REQUIREMENT
Tally up the lines carrying the string "this" and respond with only the resulting number.

— BEGIN DATASET RECORDS —

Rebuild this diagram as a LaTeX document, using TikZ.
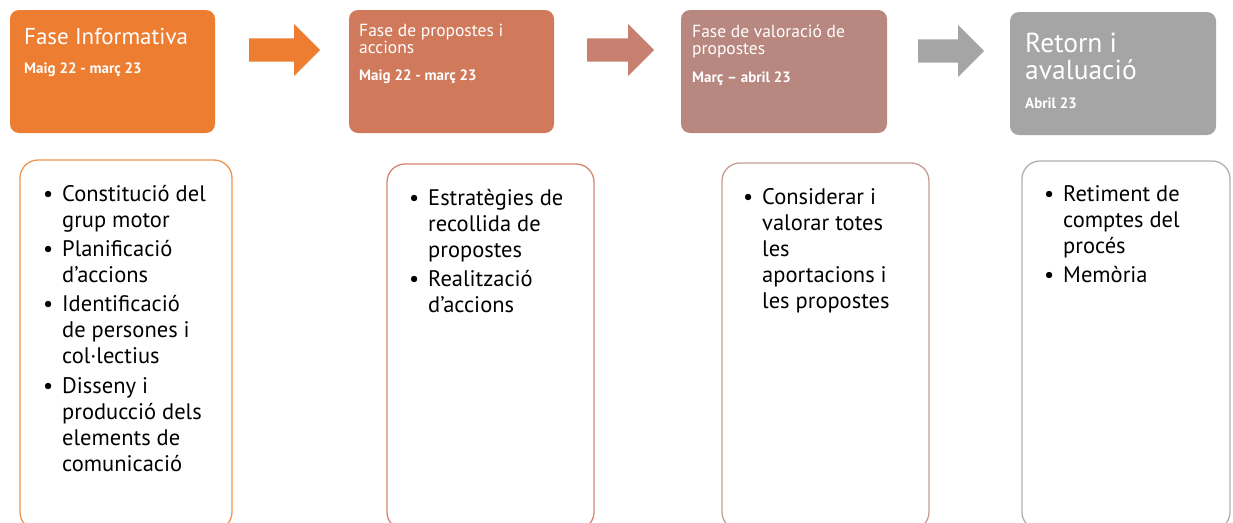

— END DATASET RECORDS —
— BEGIN DATASET RECORDS —

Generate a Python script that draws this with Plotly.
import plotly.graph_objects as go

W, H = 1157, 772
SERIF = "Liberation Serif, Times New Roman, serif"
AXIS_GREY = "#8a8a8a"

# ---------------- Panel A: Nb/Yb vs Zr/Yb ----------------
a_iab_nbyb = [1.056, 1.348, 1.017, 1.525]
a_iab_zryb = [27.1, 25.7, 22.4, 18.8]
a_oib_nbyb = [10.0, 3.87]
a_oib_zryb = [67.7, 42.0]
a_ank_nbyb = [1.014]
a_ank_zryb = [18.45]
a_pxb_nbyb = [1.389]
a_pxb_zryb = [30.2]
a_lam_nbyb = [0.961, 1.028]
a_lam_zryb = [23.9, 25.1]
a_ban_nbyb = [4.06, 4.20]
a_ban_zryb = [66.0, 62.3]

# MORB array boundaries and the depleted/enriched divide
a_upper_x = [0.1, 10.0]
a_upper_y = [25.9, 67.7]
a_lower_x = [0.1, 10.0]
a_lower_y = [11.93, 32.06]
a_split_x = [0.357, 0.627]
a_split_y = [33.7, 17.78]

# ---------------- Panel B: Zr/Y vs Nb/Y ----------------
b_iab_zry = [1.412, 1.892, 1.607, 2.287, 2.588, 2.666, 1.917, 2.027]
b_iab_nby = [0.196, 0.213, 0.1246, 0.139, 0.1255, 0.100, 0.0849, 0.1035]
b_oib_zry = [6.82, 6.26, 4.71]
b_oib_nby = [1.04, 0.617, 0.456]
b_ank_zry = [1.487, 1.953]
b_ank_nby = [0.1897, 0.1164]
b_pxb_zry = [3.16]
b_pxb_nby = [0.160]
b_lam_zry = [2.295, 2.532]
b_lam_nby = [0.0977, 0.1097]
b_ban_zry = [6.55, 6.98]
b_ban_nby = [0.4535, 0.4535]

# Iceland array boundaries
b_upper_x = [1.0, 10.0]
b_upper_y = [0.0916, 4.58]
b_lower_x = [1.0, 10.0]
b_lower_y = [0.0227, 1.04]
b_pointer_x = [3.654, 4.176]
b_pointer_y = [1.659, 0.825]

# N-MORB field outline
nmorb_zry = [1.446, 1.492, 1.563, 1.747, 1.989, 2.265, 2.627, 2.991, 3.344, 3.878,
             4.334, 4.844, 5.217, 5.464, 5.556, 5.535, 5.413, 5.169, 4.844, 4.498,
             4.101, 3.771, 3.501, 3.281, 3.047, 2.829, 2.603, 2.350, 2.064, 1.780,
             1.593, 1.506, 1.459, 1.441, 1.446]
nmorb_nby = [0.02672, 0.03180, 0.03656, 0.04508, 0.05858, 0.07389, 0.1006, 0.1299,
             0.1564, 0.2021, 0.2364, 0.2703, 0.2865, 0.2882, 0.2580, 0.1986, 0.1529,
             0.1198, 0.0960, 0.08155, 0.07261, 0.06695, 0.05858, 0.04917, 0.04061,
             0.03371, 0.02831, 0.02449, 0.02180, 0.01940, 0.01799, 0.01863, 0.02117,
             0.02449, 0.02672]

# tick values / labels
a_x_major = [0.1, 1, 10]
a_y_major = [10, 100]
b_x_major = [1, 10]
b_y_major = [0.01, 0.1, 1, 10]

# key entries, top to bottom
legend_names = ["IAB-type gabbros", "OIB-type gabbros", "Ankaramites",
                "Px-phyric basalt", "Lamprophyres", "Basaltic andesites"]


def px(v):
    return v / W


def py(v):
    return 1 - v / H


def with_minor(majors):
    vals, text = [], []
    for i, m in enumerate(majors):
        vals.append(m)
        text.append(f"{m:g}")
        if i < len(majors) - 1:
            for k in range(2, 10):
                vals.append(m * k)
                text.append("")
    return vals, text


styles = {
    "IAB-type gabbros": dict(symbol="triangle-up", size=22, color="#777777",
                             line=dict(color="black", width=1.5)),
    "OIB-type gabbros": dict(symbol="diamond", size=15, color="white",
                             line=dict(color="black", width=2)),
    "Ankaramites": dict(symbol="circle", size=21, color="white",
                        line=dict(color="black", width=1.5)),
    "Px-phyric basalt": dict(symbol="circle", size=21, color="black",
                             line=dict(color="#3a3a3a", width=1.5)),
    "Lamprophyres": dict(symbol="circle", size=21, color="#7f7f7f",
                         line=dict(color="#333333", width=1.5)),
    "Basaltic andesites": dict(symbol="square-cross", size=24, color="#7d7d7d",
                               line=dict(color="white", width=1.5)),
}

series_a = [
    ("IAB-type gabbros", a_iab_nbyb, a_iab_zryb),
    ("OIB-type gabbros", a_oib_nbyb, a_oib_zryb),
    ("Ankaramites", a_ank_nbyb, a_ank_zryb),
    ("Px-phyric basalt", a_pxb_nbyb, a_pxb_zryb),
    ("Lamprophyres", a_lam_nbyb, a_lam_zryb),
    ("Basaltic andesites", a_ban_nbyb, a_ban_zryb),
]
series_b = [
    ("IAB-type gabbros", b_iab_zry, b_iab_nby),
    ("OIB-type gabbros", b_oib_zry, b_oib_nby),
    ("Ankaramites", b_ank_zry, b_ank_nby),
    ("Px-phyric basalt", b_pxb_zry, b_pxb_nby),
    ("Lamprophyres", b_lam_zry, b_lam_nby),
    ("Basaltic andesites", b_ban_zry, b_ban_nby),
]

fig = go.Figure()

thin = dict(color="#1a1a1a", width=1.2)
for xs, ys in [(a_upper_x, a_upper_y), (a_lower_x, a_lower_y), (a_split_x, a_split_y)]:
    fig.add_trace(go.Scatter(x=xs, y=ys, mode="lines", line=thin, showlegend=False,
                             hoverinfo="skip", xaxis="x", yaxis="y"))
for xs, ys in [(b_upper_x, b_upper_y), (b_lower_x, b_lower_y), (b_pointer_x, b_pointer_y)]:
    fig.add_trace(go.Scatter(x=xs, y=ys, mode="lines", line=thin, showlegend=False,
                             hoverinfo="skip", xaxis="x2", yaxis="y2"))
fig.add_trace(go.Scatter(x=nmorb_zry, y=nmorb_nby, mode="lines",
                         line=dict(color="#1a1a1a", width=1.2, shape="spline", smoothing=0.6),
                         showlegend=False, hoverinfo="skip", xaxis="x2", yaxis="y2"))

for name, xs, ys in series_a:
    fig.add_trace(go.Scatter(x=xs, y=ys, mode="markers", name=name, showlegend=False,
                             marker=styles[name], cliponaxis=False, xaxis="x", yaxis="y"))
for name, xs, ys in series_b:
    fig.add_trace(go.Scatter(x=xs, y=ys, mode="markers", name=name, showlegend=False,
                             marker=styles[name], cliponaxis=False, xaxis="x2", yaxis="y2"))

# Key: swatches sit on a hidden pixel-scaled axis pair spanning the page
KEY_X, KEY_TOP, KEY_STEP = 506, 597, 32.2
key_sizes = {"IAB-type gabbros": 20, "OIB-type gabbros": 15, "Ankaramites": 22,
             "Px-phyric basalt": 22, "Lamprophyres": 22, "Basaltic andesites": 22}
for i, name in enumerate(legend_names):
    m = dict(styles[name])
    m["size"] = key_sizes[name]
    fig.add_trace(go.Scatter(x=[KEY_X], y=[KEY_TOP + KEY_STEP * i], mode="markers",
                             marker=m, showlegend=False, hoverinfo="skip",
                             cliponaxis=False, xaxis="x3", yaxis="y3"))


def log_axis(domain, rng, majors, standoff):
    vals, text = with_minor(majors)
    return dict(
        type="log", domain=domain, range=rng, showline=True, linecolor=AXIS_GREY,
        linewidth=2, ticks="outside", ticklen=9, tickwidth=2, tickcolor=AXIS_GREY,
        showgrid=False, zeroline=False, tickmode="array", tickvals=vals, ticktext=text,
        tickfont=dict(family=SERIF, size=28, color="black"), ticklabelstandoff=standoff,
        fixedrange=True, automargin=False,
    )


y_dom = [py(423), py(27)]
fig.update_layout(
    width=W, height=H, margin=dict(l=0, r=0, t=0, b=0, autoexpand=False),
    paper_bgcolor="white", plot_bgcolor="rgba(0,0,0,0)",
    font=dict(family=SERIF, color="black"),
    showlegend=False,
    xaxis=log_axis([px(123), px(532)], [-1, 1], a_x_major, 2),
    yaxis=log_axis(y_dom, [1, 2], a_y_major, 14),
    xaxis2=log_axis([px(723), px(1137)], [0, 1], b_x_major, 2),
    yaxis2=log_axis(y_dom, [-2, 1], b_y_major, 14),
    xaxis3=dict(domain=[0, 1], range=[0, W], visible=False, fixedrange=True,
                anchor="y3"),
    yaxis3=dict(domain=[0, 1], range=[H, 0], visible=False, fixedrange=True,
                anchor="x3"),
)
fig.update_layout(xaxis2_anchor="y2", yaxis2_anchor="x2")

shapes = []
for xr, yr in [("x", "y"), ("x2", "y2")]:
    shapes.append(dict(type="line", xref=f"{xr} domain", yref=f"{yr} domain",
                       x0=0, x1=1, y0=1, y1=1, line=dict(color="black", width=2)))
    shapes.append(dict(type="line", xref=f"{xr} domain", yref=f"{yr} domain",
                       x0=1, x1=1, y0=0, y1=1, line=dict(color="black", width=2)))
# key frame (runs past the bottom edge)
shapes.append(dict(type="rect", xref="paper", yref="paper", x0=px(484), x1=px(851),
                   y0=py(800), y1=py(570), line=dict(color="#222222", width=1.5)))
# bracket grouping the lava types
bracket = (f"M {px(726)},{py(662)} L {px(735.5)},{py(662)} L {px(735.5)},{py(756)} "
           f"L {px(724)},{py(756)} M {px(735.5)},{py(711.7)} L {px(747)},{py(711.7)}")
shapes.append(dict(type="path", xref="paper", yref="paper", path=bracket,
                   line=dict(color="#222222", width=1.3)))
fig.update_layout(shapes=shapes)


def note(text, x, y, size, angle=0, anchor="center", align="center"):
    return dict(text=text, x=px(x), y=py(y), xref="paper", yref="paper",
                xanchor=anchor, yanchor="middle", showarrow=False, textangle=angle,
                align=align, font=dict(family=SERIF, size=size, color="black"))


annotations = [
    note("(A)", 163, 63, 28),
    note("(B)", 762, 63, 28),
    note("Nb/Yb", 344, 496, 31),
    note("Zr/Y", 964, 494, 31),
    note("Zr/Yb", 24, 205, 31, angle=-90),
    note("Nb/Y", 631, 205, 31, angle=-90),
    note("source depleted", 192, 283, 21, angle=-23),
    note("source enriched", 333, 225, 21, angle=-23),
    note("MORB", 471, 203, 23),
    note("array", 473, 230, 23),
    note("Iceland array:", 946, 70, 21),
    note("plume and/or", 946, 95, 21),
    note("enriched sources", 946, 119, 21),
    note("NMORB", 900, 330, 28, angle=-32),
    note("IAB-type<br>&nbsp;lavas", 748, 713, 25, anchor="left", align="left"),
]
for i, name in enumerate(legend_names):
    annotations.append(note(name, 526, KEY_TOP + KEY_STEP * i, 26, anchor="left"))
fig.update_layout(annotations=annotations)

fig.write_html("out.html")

— END DATASET RECORDS —

WRITTEN SOLUTION
2